Today is 5.15, our eleventh anniversary here in Borikén and one year since I painted this piece of the same title. Marking our journey through the growth of our children, this painting is a double portrait of our first son. It captures him at five years old, his age when we moved here and at fifteen, his age last year when we celebrated a decade in Borikén. Earlier today I posted this photo of us that his father took. Towering over me, his exponential growth makes the date of our arrival seem so distant. But in many ways, he is still that baby who arrived on a plane ten years ago, wearing his fleece Lightning McQueen blanket around his shoulders.

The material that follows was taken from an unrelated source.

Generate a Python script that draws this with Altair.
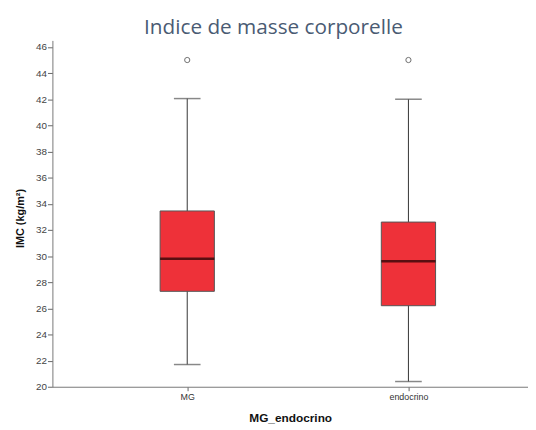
import altair as alt
import pandas as pd

groups = ["MG", "endocrino"]
lower = [21.7, 20.4]
q1 = [27.3, 26.2]
median = [29.8, 29.6]
q3 = [33.45, 32.6]
upper = [42.05, 42.0]
out_groups = ["MG", "endocrino"]
out_values = [45.0, 45.0]
y_ticks = [20, 22, 24, 26, 28, 30, 32, 34, 36, 38, 40, 42, 44, 46]

df = pd.DataFrame({"g": groups, "lo": lower, "q1": q1, "med": median, "q3": q3, "hi": upper})
dout = pd.DataFrame({"g": out_groups, "v": out_values})

xenc = alt.X("g:N", sort=groups, title="MG_endocrino",
             scale=alt.Scale(type="point", padding=0.575, align=0.53),
             axis=alt.Axis(labelAngle=0, labelFontSize=9, labelColor="#333", labelFont="Arial",
                           tickSize=4, tickColor="#666", domainColor="#777", labelPadding=2, grid=False,
                           titleFont="Arial", titleFontSize=12, titleFontWeight="bold", titleColor="#111",
                           titleBaseline="middle", titleY=31))
yscale = alt.Scale(domain=[20, 46.5], nice=False, zero=False)
yaxis = alt.Axis(values=y_ticks, grid=False, tickSize=5, tickColor="#666", domainColor="#777",
                 labelFontSize=10, labelColor="#444", labelFont="Arial", labelPadding=1, labelOverlap=False,
                 labelFlush=False,
                 titleFont="Arial", titleFontSize=11, titleFontWeight="bold", titleColor="#111",
                 titleBaseline="middle", titleX=-32, titleY=180, titleAngle=-90)

def Y(field):
    return alt.Y(field, scale=yscale, axis=yaxis, title="IMC (kg/m²)")

base = alt.Chart(df)
whisk = base.mark_rule(color="#333", strokeWidth=1).encode(x=xenc, y=Y("lo:Q"), y2="hi:Q")
box = base.mark_bar(size=55, color="#EE3139", stroke="#555", strokeWidth=1).encode(
    x=xenc, y=Y("q1:Q"), y2="q3:Q")
cap_lo = base.mark_tick(size=27, thickness=1.5, color="#555").encode(x=xenc, y=Y("lo:Q"))
cap_hi = base.mark_tick(size=27, thickness=1.5, color="#555").encode(x=xenc, y=Y("hi:Q"))
med = base.mark_tick(size=55, thickness=2.5, color="#1a0000").encode(x=xenc, y=Y("med:Q"))
outl = alt.Chart(dout).mark_point(shape="circle", size=28, filled=False, color="#333", strokeWidth=1).encode(
    x=xenc, y=Y("v:Q"))

chart = alt.layer(whisk, box, cap_lo, cap_hi, med, outl).properties(
    width=482, height=351,
    autosize=alt.AutoSizeParams(type="none"),
    padding={"left": 45, "top": 30, "right": 0, "bottom": 42},
    view=alt.ViewBackground(stroke="transparent", strokeOpacity=0),
    title=alt.TitleParams("Indice de masse corporelle", font="Open Sans", fontSize=21, fontWeight="normal",
                          color="#4A5B73", anchor="middle", dx=-17, offset=3, frame="group"),
).configure_view(stroke="transparent", strokeWidth=0, strokeOpacity=0).configure(background="white")

chart.save("out.html", embed_options={"renderer": "svg", "actions": False})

There is a whole life lived between those two painted figures. So many events, so many changes, transformations, so much growth for him, and for his parents. There have also been drastic changes for this place. So much lost, so much at stake, and still so much hope held in the eyes of our youth. As his history teacher said in a recent speech, this is the generation of hurricanes, of earthquakes, of the pandemic. They are the generation that will inherit the aftermath of the unrelenting unraveling of so many of our sacred structures by the empire and the colonial government here.
Today the two restaurants we had considered for lunch were closed so instead my inner child indulged in everything my youngest learns of and gets excited to try. We had bubble tea, mochi and Dubai chocolate for lunch. I miss the days when everything was a wonder for these children. A shore, a river, a patch of land to run in and dig dirt from. With our youngest now at thirteen, I know that there is much more that their brains are craving. The greater context, the connecting of dots that will allow them to keep sacred the preciousness of their experiences. That they will never be taunted and pressured to trade in the purity of their lived experiences, their environment, in pursuit of some imposed illusion.
They each wanted an angler fish featured in their portraits. These ferocious looking fish with their pointy teeth are the females. I imagine that hovering

fish I painted as the many iterations of mother I have had to be from here to New York City. In New York we live guarded always. Everything it seems can be a potential threat. So I created a sanctuary for my babies in our Queens apartment. That was our nest, my she-wolf den where I kept them safe. Playtime was in concrete playgrounds, and the only green was up on the trees except for when leaves fell, forming winter. Here Hurricane María taught me that my momma sanctuary could be broken into by forces of nature that would knock your door down, blow your windows out. That earthquakes could literally shake you all out of your beds midsleep and that the pandemic could creep its way into your lungs and spread like wildfire through the whole family. It is humbling to say the least.
I recognize that the history I salivated over from New York is so accessible to them now that it becomes normalized, a common backdrop not registered as monumental like I swore it to be from New York City. We are still managing the dynamics of two polarities, the isla babies and their NYCity family. The two or three dots that I thought were stars in my New York Sky have become a vast expanse of cosmos above us. Of blood moons and meteors shooting green towards the horizon. A comet pointing south over Desecheo Island in the darkening sky following a Rincón sunset. Some say the contracted awareness is here, the jíbaro innocence of over-romanticized campo-fied yesterdays. But I would say that the sprawling sight from our Moca terraza, broadened by the chopping down of termite infested trees behind us in the valley, widened by trees María took down, bringing a view of the sea, trained us to see beyond what is in front of us.
I know that tenements and skyscrapers crowd us in and cut us off from the skies. I

know that this archipelago has a collection of creatures that glow through darkness. I know, like that angler who carries her own linterna, that we Boricuas bring light through every damn apagón to the pit of the Puerto Rico Trench. I know that living on two sides, across lands and waters of this expansive nation means that we mark stars of infinite constellations. I know, through the seeming impossibility of these times, that we chose to be here right now to flip these very challenges and have been training for lifetimes and generations.
Yasmín Hernández is a Brooklyn-born and raised/ Borikén-based artist, writer and activist. Her work is centered on liberation themes. CucubaNación is her Mayaguez-based art studio/ gallery/ community space dedicated to the liberatory light lessons of Boricua bioluminescence. With Rematriating Borikén she documents and celebrates the journey back to our essence.